Been doing some of the Levine exercises. Get a major rush of energy through the body when doing entire body meditation, ie focused consciousness in body sensation.
Anyone else doing this or find similar? 
My somatic therpist says this is a great sign.


----------



## Pablo (Sep 1, 2005)

yeah its good stuff the somatic stuff. If you use rapidshare check out an old post of mine, it has a free Peter Levine self help training course you can download and do on your own to speed up your healing

http://www.dpselfhelp.com/forum/viewtopic.php?t=11326


----------



## Conscious (Jan 7, 2007)

Thanks! Did this help you? Any other strategies?


----------



## Pablo (Sep 1, 2005)

I learned a lot from the somatic approach but unfortunately it didnt make a huge difference to my state like I hoped it would. I think it is ideal for trauma and PTSD problems but I have come to realise that my problems are more complicated than a one-off trauma.

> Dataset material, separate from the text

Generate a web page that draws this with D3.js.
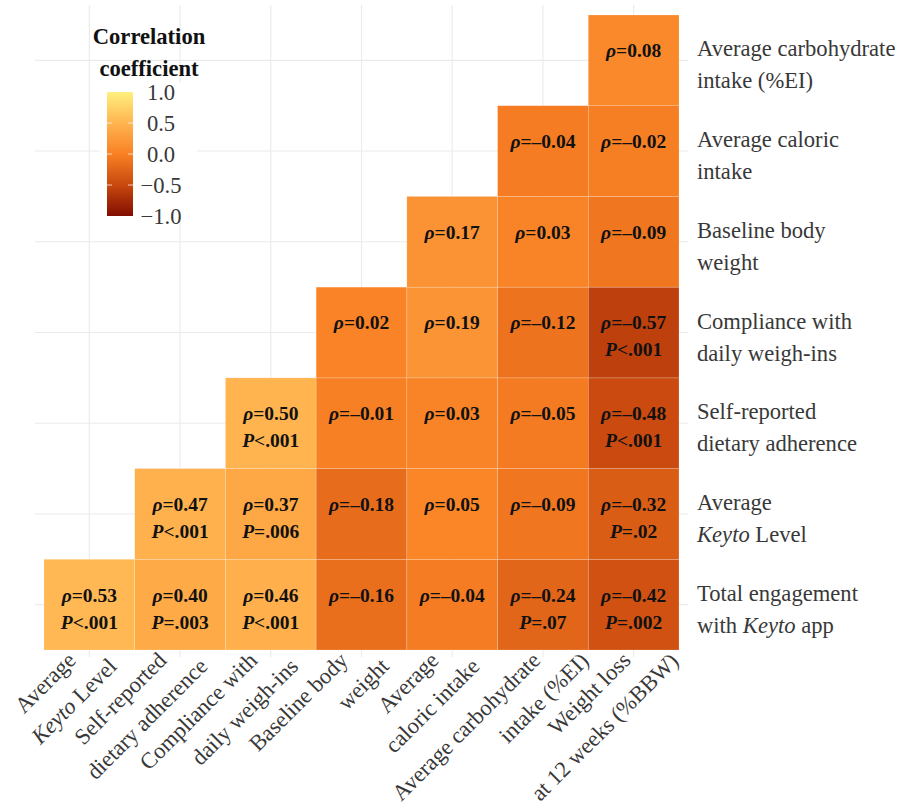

If you have PTSD type trauma symptoms I would recommend trying EMDR and there is a very good alternative approach which I still use every day called Tapas Acupressure Technique (TAT) which can be very helpful for all sorts of problems.

At the moment daily I do TAT (for working through difficult emotions), a yoga breathing method called Sudarshan Kriya (which is the best anti stress method) and I have therapy once a week (helps uncover emotions and gives me non judgemental support), all of which seems to help but I have also realised that it is counter producutive to try too hard to get better so I try to let recovery happen on its own when I can


----------